The judge in Bill Cosby's retrial for sexual assault handed the embattled comedian's defense team two huge wins on Tuesday.
The first ruling allows Cosby's lawyers to call a witness who claims one of his accusers spoke of framing a famous person prior to reporting the alleged assault to police in 2005. In addition, Judge Steven O'Neill ruled that the defense can tell jurors the amount of the 2006 civil settlement that Cosby paid accuser Andrea Constand.
The ruling allowing Marguerite Jackson's testimony is a reversal from Cosby's first trial. The same judge previously blocked her testimony, ruling it as hearsay.
Both decisions are substantial for the defense, who is trying to depict Constand as "a greedy liar," the Associated Press reported. Constand's lawyers say Jackson's testimony isn't true. With the ruling, the judge added a caveat that he would be able to revisit it after Constand testifies.
The blows continued to pile up for the prosecution on Tuesday.
"O'Neill also hinted during a pretrial hearing last week that he could keep jurors from hearing Cosby's prior testimony in a deposition about giving quaaludes to women before sex," the AP said. "He said he won't rule on that until it's brought up at the retrial."
Cosby was originally tried last year for allegedly drugging and sexually assaulting Costand at his Philadelphia home in 2004. Cosby admitted to having sexual relations with her but called the encounter consensual, and the first trial resulted in a hung jury.
Jury selection is currently underway for the retrial this week, with seven of the 12 jurors seated so far – four men and three women. All seven say they have read reports about Cosby's case, but claim they haven't formed opinions yet and can remain fair and impartial.
Aside from new evidence, how and if #MeToo will creep into Cosby's retrial has been a topic of hot debate inside and outside of the courtroom. "With the current atmosphere, it’s going to be hard enough to get the jury to focus on the trial at hand," defense lawyer Becky James said during a pretrial hearing last month, warning of a hemorrhage from #MeToo into the court proceedings. The defense argued the same in court filings.

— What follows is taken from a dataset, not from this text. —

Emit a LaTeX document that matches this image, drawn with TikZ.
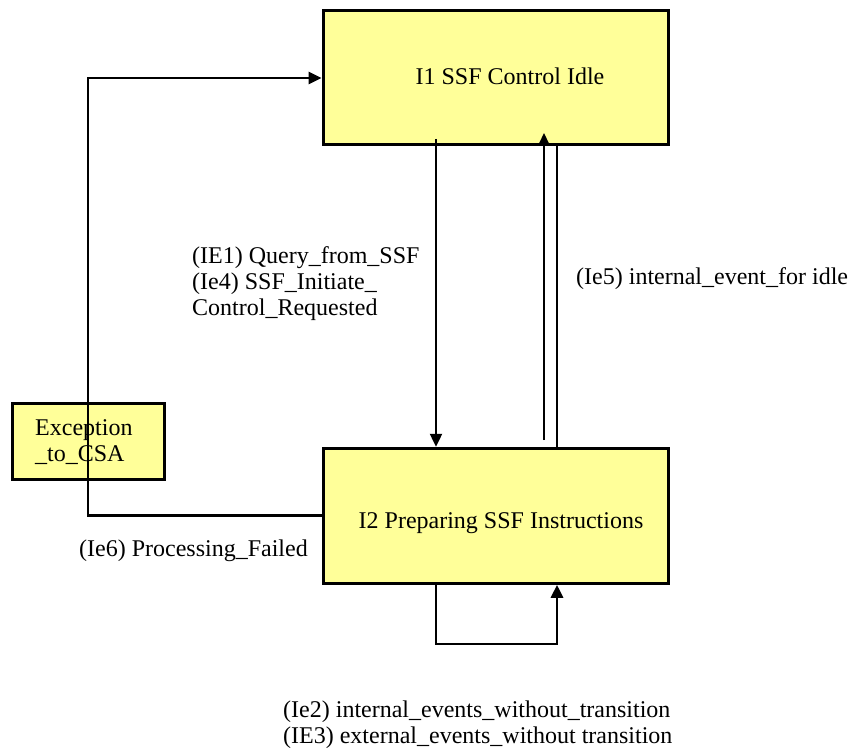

Montgomery County District Attorney Kevin R. Steele argued that Cosby, "after casting blame on everything but his own conduct and everyone but himself, now claims Harvey Weinstein is to blame for his continued prosecution."
Just one potential juror said they had never heard of the #MeToo movement, a rallying call that ignited in Hollywood to demand the entertainment industry address systematic sexual harassment and violence by some of the most powerful men in the business — a fraternity which Cosby once certainly belonged. It's been a movement so widespread, that notably, the person who claimed they hadn't heard of #MeToo was not invited back.
There is a chance that the social movement will have an effect on both legal teams by making some jurors more sympathetic to the idea that the mounting accusations against Cosby are a bandwagon phenomenon, but it may make others more convinced of his guilt.
In a potentially positive ruling for the prosecution, the judge will allow five additional Cosby accusers to testify, a fraction of the more than 50 women who have levied accusations against him, but four more than the one additional accuser that O'Neill allowed to testify in the first trial. The prosecution had asked for 19 accusers to be able to testify to demonstrate a similar pattern in the alleged crimes. The introduction of five additional accusers may carry weight in an era where a series of allegations have often made the difference between the presumption of guilt and the presumption of innocence.